• Exercise data:
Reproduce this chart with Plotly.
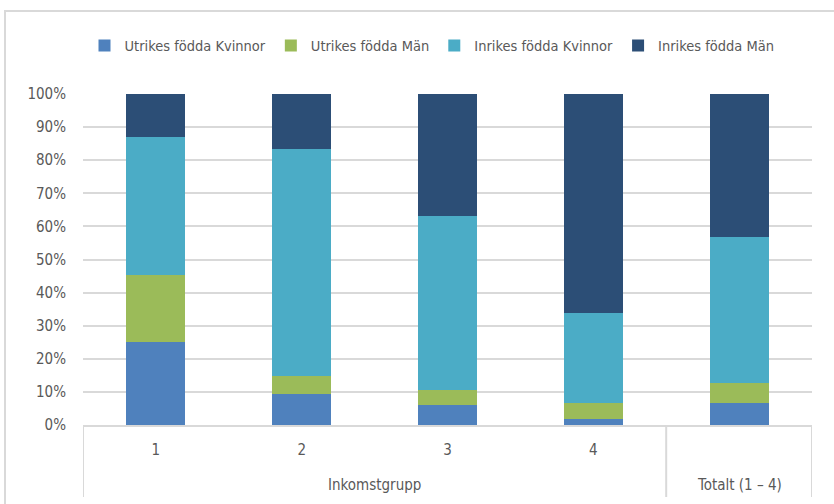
* * *
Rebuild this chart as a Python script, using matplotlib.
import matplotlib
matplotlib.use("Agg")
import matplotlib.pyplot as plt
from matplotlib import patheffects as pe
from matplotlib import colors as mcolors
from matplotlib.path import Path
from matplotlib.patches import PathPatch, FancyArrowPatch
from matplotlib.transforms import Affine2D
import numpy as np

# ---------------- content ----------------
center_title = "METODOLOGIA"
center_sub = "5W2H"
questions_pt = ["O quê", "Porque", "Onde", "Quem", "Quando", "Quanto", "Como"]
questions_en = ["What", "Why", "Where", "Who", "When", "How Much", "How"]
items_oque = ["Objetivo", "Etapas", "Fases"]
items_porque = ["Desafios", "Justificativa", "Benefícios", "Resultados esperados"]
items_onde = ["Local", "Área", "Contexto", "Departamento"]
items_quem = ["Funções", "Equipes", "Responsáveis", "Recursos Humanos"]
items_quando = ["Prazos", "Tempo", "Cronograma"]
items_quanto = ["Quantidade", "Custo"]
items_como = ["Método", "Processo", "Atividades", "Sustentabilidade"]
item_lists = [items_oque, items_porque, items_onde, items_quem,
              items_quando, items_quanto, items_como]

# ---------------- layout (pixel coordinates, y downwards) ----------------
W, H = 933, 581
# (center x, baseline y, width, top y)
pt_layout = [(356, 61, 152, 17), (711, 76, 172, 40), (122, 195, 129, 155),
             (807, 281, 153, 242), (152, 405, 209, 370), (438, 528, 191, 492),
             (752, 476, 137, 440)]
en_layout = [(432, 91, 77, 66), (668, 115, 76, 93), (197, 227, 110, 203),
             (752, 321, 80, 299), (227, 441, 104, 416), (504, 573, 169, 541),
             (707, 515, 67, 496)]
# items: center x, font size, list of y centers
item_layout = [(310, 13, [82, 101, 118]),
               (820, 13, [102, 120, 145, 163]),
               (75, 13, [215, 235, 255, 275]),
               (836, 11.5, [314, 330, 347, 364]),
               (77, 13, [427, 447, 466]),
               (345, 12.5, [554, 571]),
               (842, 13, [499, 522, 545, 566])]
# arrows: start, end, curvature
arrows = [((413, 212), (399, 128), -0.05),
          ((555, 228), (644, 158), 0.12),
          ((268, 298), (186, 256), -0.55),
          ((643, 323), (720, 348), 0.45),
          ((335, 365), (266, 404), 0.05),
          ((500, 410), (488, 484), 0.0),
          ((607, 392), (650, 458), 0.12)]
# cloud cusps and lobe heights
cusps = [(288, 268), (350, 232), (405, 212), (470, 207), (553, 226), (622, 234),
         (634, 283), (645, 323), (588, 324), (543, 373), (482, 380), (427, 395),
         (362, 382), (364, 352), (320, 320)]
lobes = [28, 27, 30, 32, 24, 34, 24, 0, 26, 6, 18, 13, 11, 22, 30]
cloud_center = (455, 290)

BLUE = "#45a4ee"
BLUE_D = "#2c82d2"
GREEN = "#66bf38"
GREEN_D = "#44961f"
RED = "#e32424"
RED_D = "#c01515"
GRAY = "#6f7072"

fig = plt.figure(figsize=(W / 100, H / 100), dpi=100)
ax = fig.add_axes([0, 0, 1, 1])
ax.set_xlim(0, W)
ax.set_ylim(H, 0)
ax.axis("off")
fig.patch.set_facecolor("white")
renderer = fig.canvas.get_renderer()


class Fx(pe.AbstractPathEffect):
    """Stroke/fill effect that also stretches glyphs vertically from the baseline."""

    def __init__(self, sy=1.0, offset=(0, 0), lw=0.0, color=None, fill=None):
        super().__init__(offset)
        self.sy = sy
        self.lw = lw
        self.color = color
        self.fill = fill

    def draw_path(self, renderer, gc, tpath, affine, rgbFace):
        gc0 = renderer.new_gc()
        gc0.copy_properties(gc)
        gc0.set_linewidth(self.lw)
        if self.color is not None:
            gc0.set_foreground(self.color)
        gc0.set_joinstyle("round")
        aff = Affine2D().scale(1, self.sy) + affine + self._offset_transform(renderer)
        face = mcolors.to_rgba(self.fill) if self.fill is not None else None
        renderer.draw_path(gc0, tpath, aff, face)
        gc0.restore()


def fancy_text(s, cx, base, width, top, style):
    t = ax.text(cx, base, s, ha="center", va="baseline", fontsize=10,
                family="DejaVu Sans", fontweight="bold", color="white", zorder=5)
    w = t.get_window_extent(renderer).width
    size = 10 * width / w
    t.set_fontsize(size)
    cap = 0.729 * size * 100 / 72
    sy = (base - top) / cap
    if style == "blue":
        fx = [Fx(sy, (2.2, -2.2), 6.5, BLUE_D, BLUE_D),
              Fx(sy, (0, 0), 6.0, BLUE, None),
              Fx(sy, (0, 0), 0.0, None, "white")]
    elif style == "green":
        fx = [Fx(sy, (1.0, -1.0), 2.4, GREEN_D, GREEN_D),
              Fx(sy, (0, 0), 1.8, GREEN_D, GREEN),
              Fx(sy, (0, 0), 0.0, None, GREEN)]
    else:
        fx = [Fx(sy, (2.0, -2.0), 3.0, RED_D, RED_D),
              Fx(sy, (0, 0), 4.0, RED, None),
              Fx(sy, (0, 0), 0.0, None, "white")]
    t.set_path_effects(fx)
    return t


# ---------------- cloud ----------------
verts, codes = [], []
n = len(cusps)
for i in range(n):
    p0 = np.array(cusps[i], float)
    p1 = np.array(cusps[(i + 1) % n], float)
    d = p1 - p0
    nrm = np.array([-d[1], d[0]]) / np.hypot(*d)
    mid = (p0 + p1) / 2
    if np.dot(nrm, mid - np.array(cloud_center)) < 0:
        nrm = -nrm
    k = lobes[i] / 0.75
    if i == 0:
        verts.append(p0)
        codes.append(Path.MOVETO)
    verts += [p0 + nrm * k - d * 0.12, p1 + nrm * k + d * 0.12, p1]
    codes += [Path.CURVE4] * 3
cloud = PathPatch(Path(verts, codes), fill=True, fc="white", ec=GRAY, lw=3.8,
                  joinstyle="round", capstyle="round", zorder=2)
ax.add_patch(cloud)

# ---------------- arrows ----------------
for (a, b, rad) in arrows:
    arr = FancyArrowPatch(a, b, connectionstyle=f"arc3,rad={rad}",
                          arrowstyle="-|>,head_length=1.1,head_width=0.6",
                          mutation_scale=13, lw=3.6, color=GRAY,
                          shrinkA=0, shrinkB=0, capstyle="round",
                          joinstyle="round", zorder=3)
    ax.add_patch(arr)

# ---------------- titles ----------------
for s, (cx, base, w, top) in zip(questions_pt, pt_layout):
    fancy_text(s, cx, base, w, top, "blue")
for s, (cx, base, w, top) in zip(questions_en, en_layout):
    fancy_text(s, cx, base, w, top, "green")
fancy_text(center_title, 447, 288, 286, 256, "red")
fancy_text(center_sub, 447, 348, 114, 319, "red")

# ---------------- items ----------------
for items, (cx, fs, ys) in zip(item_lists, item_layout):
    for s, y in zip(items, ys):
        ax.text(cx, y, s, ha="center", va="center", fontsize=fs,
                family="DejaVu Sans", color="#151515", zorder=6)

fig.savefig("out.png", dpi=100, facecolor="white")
--
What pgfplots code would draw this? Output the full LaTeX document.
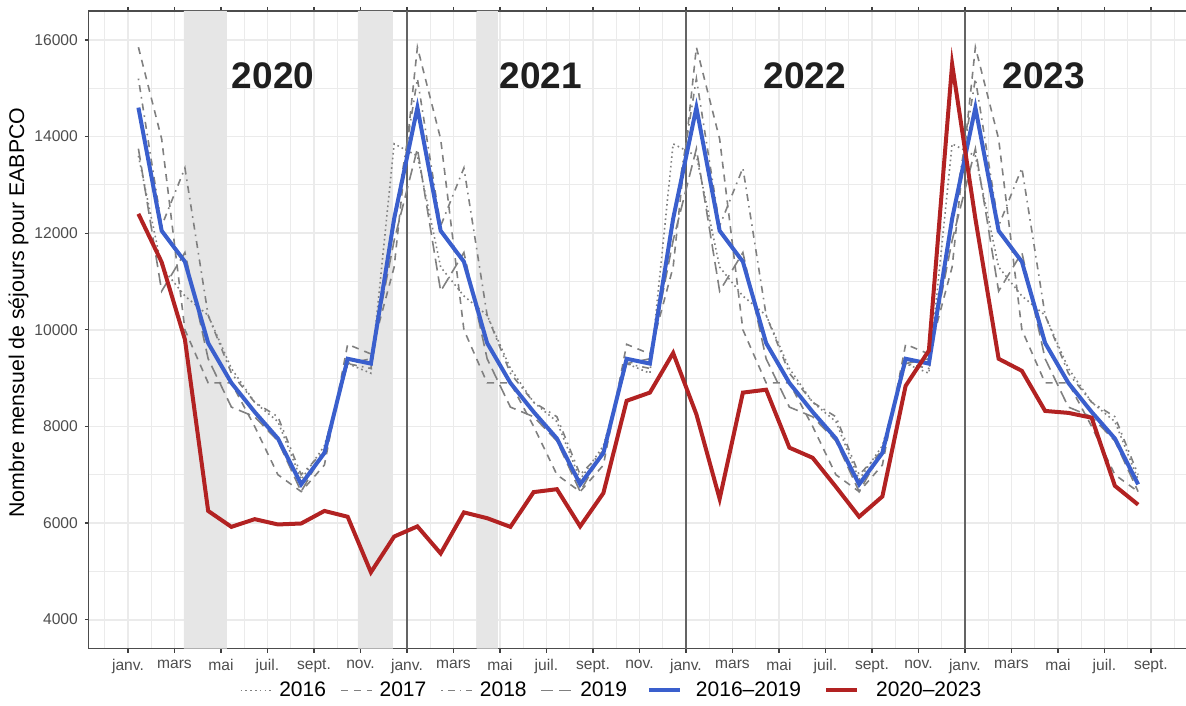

• Aim of the task: The required answer is a single number: the count of lines in the entries that hold the string "this".

• Exercise solution: 3